I’ve had something of a knife fetish since I was quite young. In fact, my mom reminds me that I always used the biggest knife I could, regardless of the task. Cut you a piece of cheese? Sure, let me get the 8″ cook. Yes, I do know there are no bones in Cheddar. Please!
When I went to pick up the kids from my parent’s place after their week of vacation, I took all of my kitchen knives along with me. They were in need of a good sharpening and I can only trust my dad to do it right. I’ve since had to re-learn good knife handling techniques due to several near misses… of the bone that is. He did warn me that they were very sharp. I’ve had to ban Milo from casual knife use until I can get his technique up to par. After all, he can hardly text me for help with only 6 fingers left.
Just before I left, indeed as I was packing the car, Dad wandered over and asked if I had any use for a cleaver. He’d bought it for my mom who apparently laughed in his face. Now, Dad knows me pretty well so he dropped it into the bag I was holding before I even needed to say yes. Oh Yeah!! And my wife was at home and didn’t have a chance to editorialize. Double Yeah!! So the cleaver went home.
More famous than my knife fetish is my legendary lack of short term memory. Despite all of my excitement, by the time I got home the cleaver was a forgotten relic of the past. Until my wife was helping Maya unpack. When Maya drew forth the cleaver from the bag full of Barbies and started to swing it around, well… that part was more exciting than when I got the cleaver. It seems that there were certain rules regarding the transportation of dangerous goods that I neglected. Cheerfully, there wasn’t any associated lopping of limbs. Her’s or mine.
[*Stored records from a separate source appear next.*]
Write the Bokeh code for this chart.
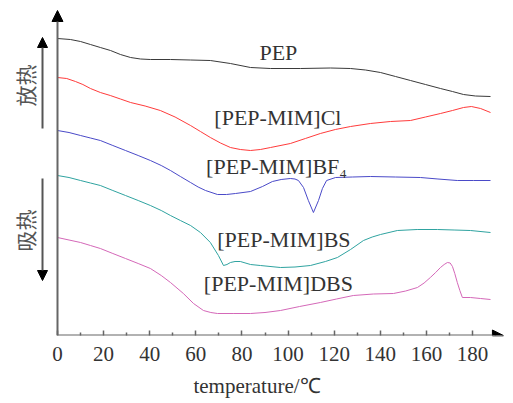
import math
from bokeh.plotting import figure
from bokeh.models import Range1d, FixedTicker, Arrow, NormalHead
from bokeh.core.properties import value
from bokeh.embed import file_html
from bokeh.resources import INLINE

# temperature (°C) and heat flow (arbitrary units, offset curves)
pep_t = [0, 5.6, 10.0, 14.3, 18.6, 23.0, 27.3, 31.7, 36.0, 40.3, 49.0, 57.7, 66.3, 75.0, 83.7, 92.4, 105.4, 118.4, 127.1, 133.6, 140.1, 146.6, 153.1, 159.6, 166.1, 171.3, 176.1, 181.3, 187.8]
pep_h = [297, 296, 294, 291, 288, 285, 281, 278, 276.5, 276, 276, 275.5, 275, 272, 268, 267, 267, 267.5, 267, 265.5, 263, 259, 255, 251, 247, 244, 241, 239.5, 239]

cl_t = [0, 4.0, 7.8, 11.0, 14.3, 18.6, 22.9, 27.3, 31.7, 38.0, 44.6, 51.0, 57.7, 62.0, 66.3, 70.7, 75.0, 79.3, 83.7, 88.0, 92.4, 101.0, 107.5, 114.0, 120.5, 127.1, 135.7, 144.4, 153.1, 159.6, 166.1, 171.3, 176.1, 179.5, 183.5, 187.8]
cl_h = [258, 257, 254, 251, 247, 243, 240, 236.5, 233, 229.5, 225, 218.5, 210, 204, 198, 192.5, 188, 186, 185, 186, 188, 192, 197, 202, 206, 209, 212, 214, 215, 218.5, 222, 225, 228, 229, 227, 223]

bf4_t = [0, 5.0, 10.0, 14.3, 18.6, 24.0, 29.5, 35.0, 40.3, 45.0, 49.0, 53.3, 57.7, 61.0, 64.2, 69.4, 73.3, 77.2, 83.7, 88.9, 93.2, 97.0, 101.0, 103.0, 104.5, 106.7, 108.8, 111.0, 113.2, 114.9, 116.7, 120.6, 128.0, 135.7, 146.5, 157.4, 165.0, 173.4, 180.5, 187.8]
bf4_h = [205, 203, 200, 197.5, 195, 190, 185, 180, 175, 170, 165, 159, 153, 148.5, 145, 141, 141, 142, 144, 149, 154, 156, 157, 156.5, 155, 148, 135, 123, 135, 147, 155, 158, 158.5, 159, 158.5, 158, 156.5, 155, 155, 155]

bs_t = [0, 5.0, 10.0, 14.3, 18.6, 24.0, 29.5, 35.0, 40.3, 45.0, 49.0, 53.3, 57.7, 62.0, 66.3, 69.8, 72.0, 73.5, 75.0, 77.0, 79.3, 83.7, 88.0, 96.7, 103.0, 109.7, 116.2, 121.4, 127.1, 132.7, 136.5, 140.1, 147.4, 156.0, 164.8, 172.0, 179.1, 187.8]
bs_h = [160, 158, 155, 152.5, 150, 145, 140, 135, 130, 125, 120, 115, 110, 103, 93, 80, 70, 71, 73, 74, 74, 71, 70, 68, 68.5, 70, 74, 78, 86, 95, 98.5, 101, 105, 106, 106, 105.5, 105, 103]

dbs_t = [0, 5.0, 10.0, 14.3, 18.6, 24.0, 29.5, 35.0, 40.3, 45.0, 49.0, 54.6, 59.0, 63.3, 66.5, 69.4, 76.5, 83.7, 90.0, 96.7, 105.0, 114.0, 121.0, 128.3, 137.0, 145.7, 151.0, 156.1, 159.0, 161.7, 164.0, 166.1, 167.7, 169.1, 170.3, 171.3, 172.3, 173.4, 174.5, 175.6, 179.1, 183.5, 187.8]
dbs_h = [98, 95.5, 93, 90, 87, 82, 77, 72, 67, 60, 53, 42, 32, 25, 23, 22, 22, 22, 23, 25, 29, 33, 36.5, 40, 41.5, 42, 44.5, 48, 52.5, 58, 63, 68, 71, 73, 72.5, 69, 62, 53, 45, 38, 38, 37, 36]

series_names = ["PEP", "[PEP-MIM]Cl", "[PEP-MIM]BF₄", "[PEP-MIM]BS", "[PEP-MIM]DBS"]
series_colors = ["#3a3a3a", "#ff3b3b", "#4a4ac8", "#2fa3a0", "#d468b8"]
label_x = [95.8, 95.6, 95.0, 98.2, 95.8]
label_y = [283, 218, 169, 96, 52]

x_ticks = [0, 20, 40, 60, 80, 100, 120, 140, 160, 180]
x_minor = [10, 30, 50, 70, 90, 110, 130, 150, 170, 190]

SERIF = "Liberation Serif"

p = figure(width=505, height=400, output_backend="svg", toolbar_location=None,
           x_range=Range1d(-21.25, 194.3), y_range=Range1d(0, 327),
           y_axis_location=None, min_border_left=8, min_border_right=0,
           min_border_top=8, min_border_bottom=65)
p.outline_line_color = None
p.xgrid.visible = False
p.ygrid.visible = False
p.background_fill_color = "white"

series = [(pep_t, pep_h), (cl_t, cl_h), (bf4_t, bf4_h), (bs_t, bs_h), (dbs_t, dbs_h)]
for (t, h), c in zip(series, series_colors):
    p.line(t, h, line_color=c, line_width=1.0)

p.text(x=label_x, y=label_y, text=series_names, text_font=value(SERIF),
       text_font_size="22px", text_color="#333333", text_align="center", text_baseline="middle")

# x axis ticks and labels
ax = p.xaxis[0]
ax.ticker = FixedTicker(ticks=x_ticks, minor_ticks=x_minor)
ax.axis_line_color = None
ax.major_tick_in = 5
ax.major_tick_out = 0
ax.minor_tick_in = 3
ax.minor_tick_out = 0
ax.major_tick_line_color = "#666666"
ax.minor_tick_line_color = "#666666"
ax.major_tick_line_width = 1.5
ax.minor_tick_line_width = 1.5
ax.major_label_text_font = SERIF
ax.major_label_text_font_size = "21px"
ax.major_label_text_color = "#333333"
ax.major_label_standoff = 11
ax.axis_label = "temperature/℃"
ax.axis_label_text_font = SERIF
ax.axis_label_text_font_size = "21px"
ax.axis_label_text_font_style = "normal"
ax.axis_label_text_color = "#333333"
ax.axis_label_standoff = 10

# axis lines with arrow heads
p.add_layout(Arrow(end=NormalHead(size=11, fill_color="black", line_color="black"),
                   x_start=0, y_start=0, x_end=193.4, y_end=0,
                   line_color="#666666", line_width=2))
p.add_layout(Arrow(end=NormalHead(size=11, fill_color="black", line_color="black"),
                   x_start=0, y_start=0, x_end=0, y_end=325,
                   line_color="#666666", line_width=2))

# exo / endo direction arrows
p.add_layout(Arrow(end=NormalHead(size=10, fill_color="black", line_color="black"),
                   x_start=-6.5, y_start=207, x_end=-6.5, y_end=298,
                   line_color="#555555", line_width=2))
p.add_layout(Arrow(end=NormalHead(size=10, fill_color="black", line_color="black"),
                   x_start=-6.5, y_start=157, x_end=-6.5, y_end=55,
                   line_color="#555555", line_width=2))
p.text(x=[-14.0, -14.0], y=[250, 105], text=["放热", "吸热"], angle=math.pi / 2,
       text_font=value("Noto Sans CJK SC"), text_font_size="21px", text_color="#555555",
       text_align="center", text_baseline="middle")

open("out.html", "w").write(file_html(p, INLINE))
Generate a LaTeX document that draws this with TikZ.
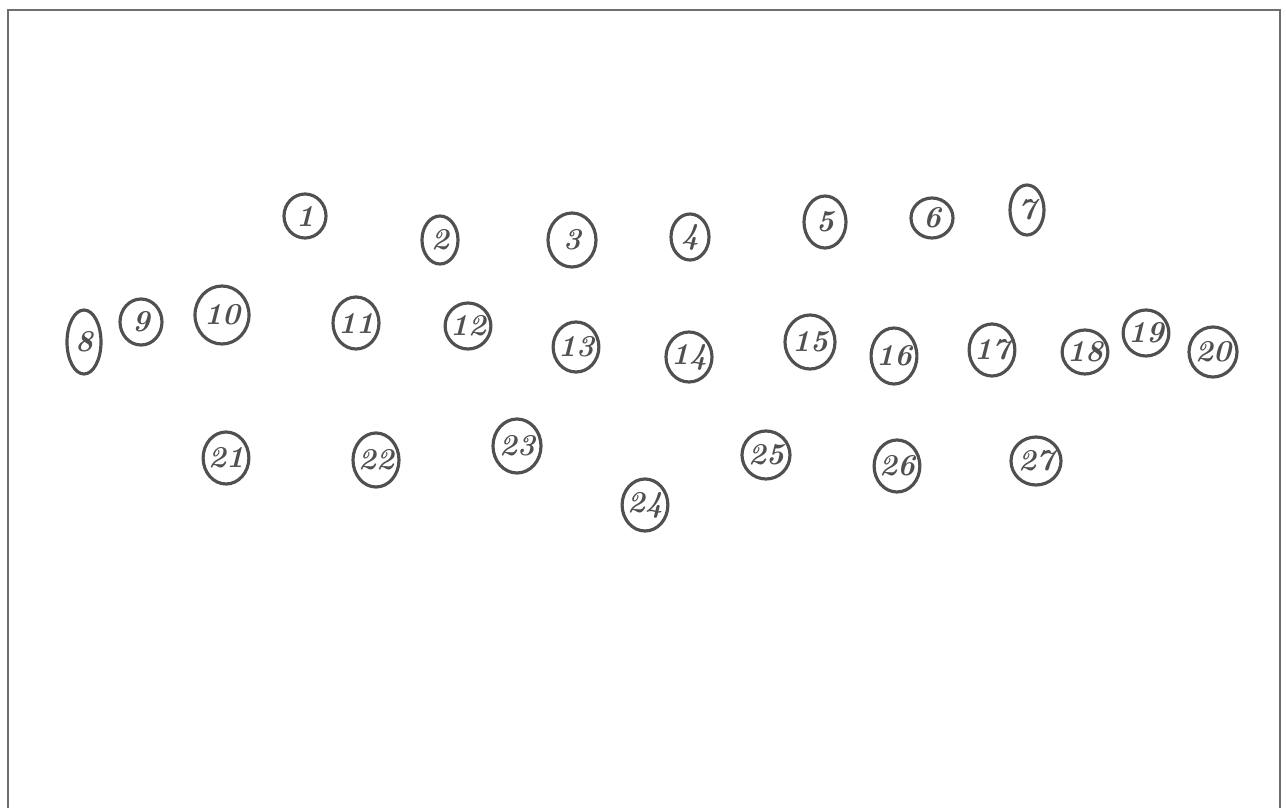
\documentclass[tikz,border=0pt]{standalone}
\usepackage{tikz}
\usetikzlibrary{shapes.geometric}
\definecolor{pInk}{RGB}{80,80,80}
\definecolor{pFrame}{RGB}{110,110,110}

\begin{document}
\begin{tikzpicture}[
	x=0.02cm, y=-0.02cm,
	num/.style={
		ellipse, draw=pInk, line width=1.8pt, inner sep=-1pt,
		text=pInk, font=\LARGE\bfseries\itshape
	}
	]
	\useasboundingbox (0,0) rectangle (1286,808);
	% frame, its bottom runs off the page
	\draw[pFrame, line width=1.5pt] (8,808) -- (8,10) -- (1280,10) -- (1280,808);

	% top row
	\foreach \i/\x/\y/\w/\h in {1/305/216/42/44, 2/440/240/36/48, 3/572/240/48/54,
		4/690/237/38/46, 5/825/222/42/52, 6/932/218/42/40, 7/1027/210/34/50}
	\node[num, minimum width=\w*0.02cm, minimum height=\h*0.02cm] (n\i) at (\x,\y) {\i};

	% middle row
	\foreach \i/\x/\y/\w/\h in {8/84/342/34/64, 9/141/322/42/46, 10/222/315/54/58,
		11/356/323/46/52, 12/468/326/42/46, 13/576/347/40/50, 14/689/357/46/50,
		15/810/342/50/54, 16/894/356/36/56, 17/992/350/40/52, 18/1085/352/42/44,
		19/1146/333/44/46, 20/1213/352/48/50}
	\node[num, minimum width=\w*0.02cm, minimum height=\h*0.02cm] (n\i) at (\x,\y) {\i};

	% bottom row
	\foreach \i/\x/\y/\w/\h in {21/226/458/42/52, 22/376/460/46/54, 23/517/446/48/54,
		24/645/505/36/52, 25/766/455/48/48, 26/897/466/42/52, 27/1036/461/50/48}
	\node[num, minimum width=\w*0.02cm, minimum height=\h*0.02cm] (n\i) at (\x,\y) {\i};
\end{tikzpicture}
\end{document}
Now the cleaver lives safely in my kitchen. It is something else. Nothing seems to stain or mark its surface. It’s forged from a single piece of metal. And oh the cleaving it can do! Why I’ve cleaved chicken breasts, beets, carrots and garlic. Not one of them interrupted the swing of my mighty cleaver. Nothing stands in its way. I’m told it was made in China,but the arcane runes etched on the blade that don’t look Chinese to me. Perhaps Elvish or Goblin. I’m just certain that if I ever decipher them I will learn the true name of this magnificent instrument and unleash unheard of powers of cleaving. Powers of evil beware.
Then again, I may chop off my own hand and curse the damn thing forever. But until then, I can live the fantasy.